Hasta el último hombre es, como Braveheart y La Pasión, la historia de un tipo que tiene algo de iluminado, cuyas férreas convicciones se deben a una compleja aleación de traumas personales, creencias tradicionales y elecciones personales expuestas por Gibson con tanta claridad como simpatía y vehemencia, de una manera que solo podría acometer un director sin miedo a ser tildado de reaccionario o ingenuo. Al contrario: verdadera oda a la tolerancia y la integración, Hasta el último hombre es de todo menos eso, reaccionaria e ingenua.
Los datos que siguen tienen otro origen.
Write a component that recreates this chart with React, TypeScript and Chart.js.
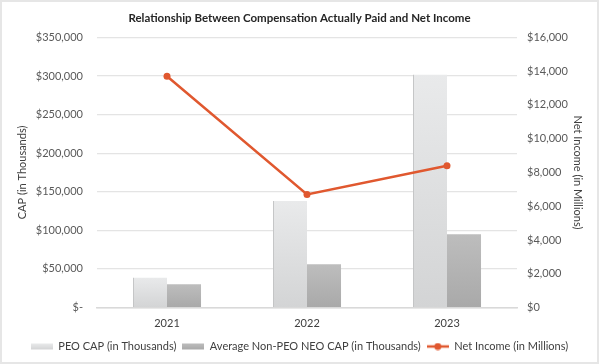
import React, { useEffect, useRef } from "react";
import { Chart, registerables } from "chart.js";

Chart.register(...registerables);

const categories = ["2021", "2022", "2023"];
const seriesNames = [
  "PEO CAP (in Thousands)",
  "Average Non-PEO NEO CAP (in Thousands)",
  "Net Income (in Millions)",
];
const peoCap = [39000, 138000, 302000];
const neoCap = [30000, 56000, 95000];
const netIncome = [13700, 6700, 8400];
const leftTickLabels = ["$-", "$50,000", "$100,000", "$150,000", "$200,000", "$250,000", "$300,000", "$350,000"];
const rightTickLabels = ["$0", "$2,000", "$4,000", "$6,000", "$8,000", "$10,000", "$12,000", "$14,000", "$16,000"];
const chartTitle = "Relationship Between Compensation Actually Paid and Net Income";

const FONT = "Lato, 'Open Sans', sans-serif";
const LINE_COLOR = "#e0582f";
const PEO_STOPS = ["#e9eaeb", "#d3d4d5"];
const NEO_STOPS = ["#bdbdbd", "#a9a9a9"];

function barFill(stops: string[]) {
  return (c: any) => {
    const chart = c.chart;
    if (!chart.chartArea || c.type !== "data") return stops[0];
    const y = chart.scales.y;
    const top = y.getPixelForValue(c.raw);
    const bottom = y.getPixelForValue(0);
    if (!isFinite(top) || Math.abs(bottom - top) < 1) return stops[0];
    const g = chart.ctx.createLinearGradient(0, top, 0, bottom);
    g.addColorStop(0, stops[0]);
    g.addColorStop(1, stops[1]);
    return g;
  };
}

function makeBarSwatch(stops: string[]) {
  const c = document.createElement("canvas");
  c.width = 22;
  c.height = 8;
  const x = c.getContext("2d")!;
  const g = x.createLinearGradient(0, 1, 0, 7);
  g.addColorStop(0, stops[0]);
  g.addColorStop(1, stops[1]);
  x.fillStyle = g;
  x.fillRect(0, 1, 22, 6);
  return c;
}

function makeLineSwatch() {
  const c = document.createElement("canvas");
  c.width = 22;
  c.height = 8;
  const x = c.getContext("2d")!;
  x.strokeStyle = LINE_COLOR;
  x.lineWidth = 2.5;
  x.beginPath();
  x.moveTo(0, 4);
  x.lineTo(22, 4);
  x.stroke();
  x.fillStyle = LINE_COLOR;
  x.beginPath();
  x.arc(11, 4, 3.5, 0, Math.PI * 2);
  x.fill();
  return c;
}

export default function App() {
  const ref = useRef<HTMLCanvasElement>(null);

  useEffect(() => {
    if (!ref.current) return;
    const swatches = [makeBarSwatch(PEO_STOPS), makeBarSwatch(NEO_STOPS), makeLineSwatch()];
    const chart = new Chart(ref.current, {
      type: "bar",
      data: {
        labels: categories,
        datasets: [
          {
            type: "bar",
            label: seriesNames[0],
            data: peoCap,
            backgroundColor: barFill(PEO_STOPS),
            borderColor: "#c4c5c6",
            borderWidth: { left: 1, top: 0, right: 0, bottom: 0 },
            borderSkipped: false,
            yAxisID: "y",
            order: 1,
            categoryPercentage: 0.486,
            barPercentage: 1,
          },
          {
            type: "bar",
            label: seriesNames[1],
            data: neoCap,
            backgroundColor: barFill(NEO_STOPS),
            borderWidth: 0,
            yAxisID: "y",
            order: 1,
            categoryPercentage: 0.486,
            barPercentage: 1,
          },
          {
            type: "line",
            label: seriesNames[2],
            data: netIncome,
            borderColor: LINE_COLOR,
            backgroundColor: LINE_COLOR,
            borderWidth: 2.5,
            pointRadius: 3.5,
            pointBackgroundColor: LINE_COLOR,
            pointBorderWidth: 0,
            tension: 0,
            yAxisID: "y1",
            order: 0,
          },
        ],
      } as any,
      options: {
        responsive: false,
        animation: false,
        devicePixelRatio: 1,
        layout: { padding: { left: 0, right: 0, top: 0, bottom: 0 } },
        plugins: {
          tooltip: { enabled: false },
          title: {
            display: true,
            text: chartTitle,
            color: "#262626",
            font: { family: FONT, size: 11.5, weight: "bold" },
            padding: { top: 9, bottom: 12.6 },
          },
          legend: {
            position: "bottom",
            labels: {
              color: "#404040",
              font: { family: FONT, size: 11 },
              usePointStyle: true,
              pointStyleWidth: 22,
              boxHeight: 8,
              padding: 6,
              generateLabels: () =>
                seriesNames.map((t, i) => ({
                  text: t,
                  pointStyle: swatches[i],
                  fillStyle: "transparent",
                  strokeStyle: "transparent",
                  lineWidth: 0,
                  hidden: false,
                  datasetIndex: i,
                  fontColor: "#404040",
                })) as any,
            },
          },
        },
        scales: {
          x: {
            grid: { display: false, drawTicks: false },
            border: { display: true, color: "#d9d9d9", width: 1.5 },
            ticks: { color: "#404040", font: { family: FONT, size: 11 }, padding: 9.5 },
            afterFit: (s: any) => {
              s.height = 27.5;
            },
          },
          y: {
            position: "left",
            min: 0,
            max: 350000,
            ticks: {
              stepSize: 50000,
              color: "#595959",
              font: { family: FONT, size: 11 },
              padding: 14,
              callback: (_v: any, i: number) => leftTickLabels[i],
            },
            grid: { color: "#e4e4e4", lineWidth: 1.2, drawTicks: false },
            border: { display: false },
            title: {
              display: true,
              text: "CAP (in Thousands)",
              color: "#404040",
              font: { family: FONT, size: 11 },
              padding: { top: 14, bottom: 0 },
            },
            afterFit: (s: any) => {
              s.width = 95;
            },
          },
          y1: {
            position: "right",
            min: 0,
            max: 16000,
            ticks: {
              stepSize: 2000,
              color: "#595959",
              font: { family: FONT, size: 11 },
              padding: 10,
              callback: (_v: any, i: number) => rightTickLabels[i],
            },
            grid: { display: false, drawTicks: false },
            border: { display: false },
            title: {
              display: true,
              text: "Net Income (in Millions)",
              color: "#404040",
              font: { family: FONT, size: 11 },
              padding: { top: 13, bottom: 0 },
            },
            afterFit: (s: any) => {
              s.width = 80;
            },
          },
        },
      } as any,
    });
    return () => chart.destroy();
  }, []);

  return (
    <div
      style={{
        position: "absolute",
        left: 0,
        top: 0,
        width: 599,
        height: 364,
        boxSizing: "border-box",
        border: "2px solid #e6e6e6",
        background: "#fff",
      }}
    >
      <canvas ref={ref} width={595} height={360} style={{ display: "block" }} />
    </div>
  );
}
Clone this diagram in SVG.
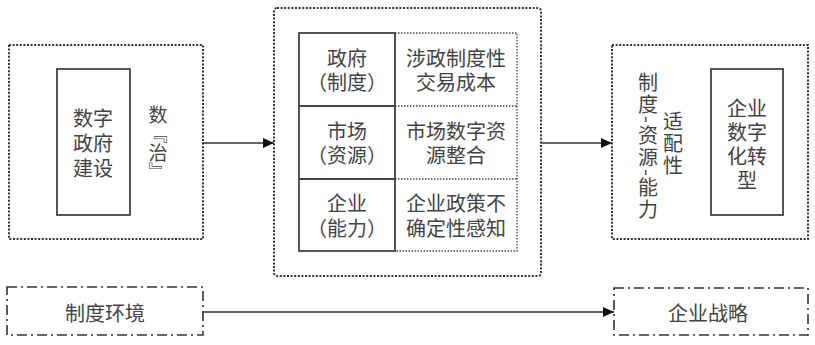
<svg xmlns="http://www.w3.org/2000/svg" width="815" height="345" viewBox="0 0 815 345">
<style>
  .dot{fill:none;stroke:#333;stroke-width:2;stroke-dasharray:2 1.6}
  .dotthin{fill:none;stroke:#444;stroke-width:1.3;stroke-dasharray:1.5 1.5}
  .solid{fill:none;stroke:#444;stroke-width:1.8}
  .dashdot{fill:none;stroke:#333;stroke-width:1.6;stroke-dasharray:10 4 2 4}
  .t{font-family:"Noto Sans CJK SC","Noto Sans CJK TC",sans-serif;font-size:20px;fill:#444;text-anchor:middle;dominant-baseline:central}
  .v{font-family:"Noto Sans CJK SC","Noto Sans CJK TC",sans-serif;font-size:20px;fill:#444;writing-mode:vertical-rl}
  .line{stroke:#333;stroke-width:1.6;fill:none}
</style>
<defs>
  <marker id="arr" markerWidth="11" markerHeight="10" refX="11" refY="5" orient="auto" markerUnits="userSpaceOnUse">
    <path d="M0,0 L11,5 L0,10 Z" fill="#111"/>
  </marker>
</defs>
<g id="node-left">
  <rect class="dot" x="9" y="45" width="194" height="194"/>
  <rect class="solid" x="57" y="69" width="73" height="146"/>
  <text class="t" x="93" y="117">数字<tspan x="93" dy="25">政府</tspan><tspan x="93" dy="25">建设</tspan></text>
  <text class="v" x="158" y="105" style="font-size:19px">数『治』</text>
</g>
<g id="node-middle">
  <rect class="dot" x="274" y="8" width="267" height="268" rx="3"/>
  <rect class="dotthin" x="395" y="33" width="122" height="218"/>
  <line class="dotthin" x1="395" y1="106" x2="517" y2="106"/>
  <line class="dotthin" x1="395" y1="179" x2="517" y2="179"/>
  <rect class="solid" x="299" y="33" width="96" height="218"/>
  <line class="solid" x1="299" y1="106" x2="395" y2="106"/>
  <line class="solid" x1="299" y1="179" x2="395" y2="179"/>
  <text class="t" x="347" y="57">政府<tspan x="347" dy="24">（制度）</tspan></text>
  <text class="t" x="347" y="130">市场<tspan x="347" dy="24">（资源）</tspan></text>
  <text class="t" x="347" y="202">企业<tspan x="347" dy="25">（能力）</tspan></text>
  <text class="t" x="456" y="57">涉政制度性<tspan x="456" dy="24">交易成本</tspan></text>
  <text class="t" x="456" y="130">市场数字资<tspan x="456" dy="24">源整合</tspan></text>
  <text class="t" x="456" y="202">企业政策不<tspan x="456" dy="25">确定性感知</tspan></text>
</g>
<g id="node-right">
  <rect class="dot" x="612" y="45" width="196" height="194"/>
  <rect class="solid" x="711" y="69" width="72" height="146"/>
  <text class="v" x="648" y="72" style="letter-spacing:2px">制度-资源-能力</text>
  <text class="v" x="673" y="111" style="letter-spacing:2px">适配性</text>
  <text class="t" x="747" y="107">企业<tspan x="747" dy="24">数字</tspan><tspan x="747" dy="24">化转</tspan><tspan x="747" dy="24">型</tspan></text>
</g>
<g id="node-env">
  <rect class="dashdot" x="7" y="287" width="196" height="48"/>
  <text class="t" x="105" y="312">制度环境</text>
</g>
<g id="node-strategy">
  <rect class="dashdot" x="614" y="288" width="194" height="47"/>
  <text class="t" x="708" y="312">企业战略</text>
</g>
<g id="connectors">
  <line class="line" x1="203" y1="143" x2="274" y2="143" marker-end="url(#arr)"/>
  <line class="line" x1="541" y1="143" x2="612" y2="143" marker-end="url(#arr)"/>
  <line class="line" x1="203" y1="312" x2="614" y2="312" marker-end="url(#arr)"/>
</g>
</svg>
Lo que sí que es es una cinta brutalmente honesta narrada con un trazo increíblemente limpio en la que Gibson recurre al imaginario religioso de su protagonista y en la que, eso sí, evita en todo momento situarse por encima de Doss, juzgar unas creencias religiosas que dan sentido a la vida de una persona en un momento de crisis de proporciones apocalípticas… Gibson utiliza esa simbología sin ningún tipo de miedo y aborda esa ingenuidad como una virtud en desuso, seguro de que es la única manera en ensalzar una figura como la del espigado Desmond Doss.

Un tipo que es de todo menos, precisamente, ridículo; que se fue a la guerra con una Biblia en vez de un arma pero que salvó a tantos soldados como le fue posible (y fueron decenas de ellos). Estamos ante una cinta sobre la búsqueda desesperada de un sentido incluso en las peores circunstancias posibles, realizada en un momento en el que el caos (informativo, moral, intelectual) campa a sus anchas por el mundo. El resultado es extrañamente reconfortante y épico, pese a la abundancia de momentos violentos que fascinan más a los detractores de Gibson que al propio director. Muy pocas veces un filme ha navegado de lo cursi a lo sangriento, así como del drama humano a la cinta de acción bélica, con tanta convicción y pulso cinematográfico como la presente. Hasta el último hombre tiene todos los elementos para despertar el odio de la progresía, salvo el hecho de que es una película magnífica, inteligente, emocionante, entretenidísima, brutal y tremendamente profunda y reconfortante.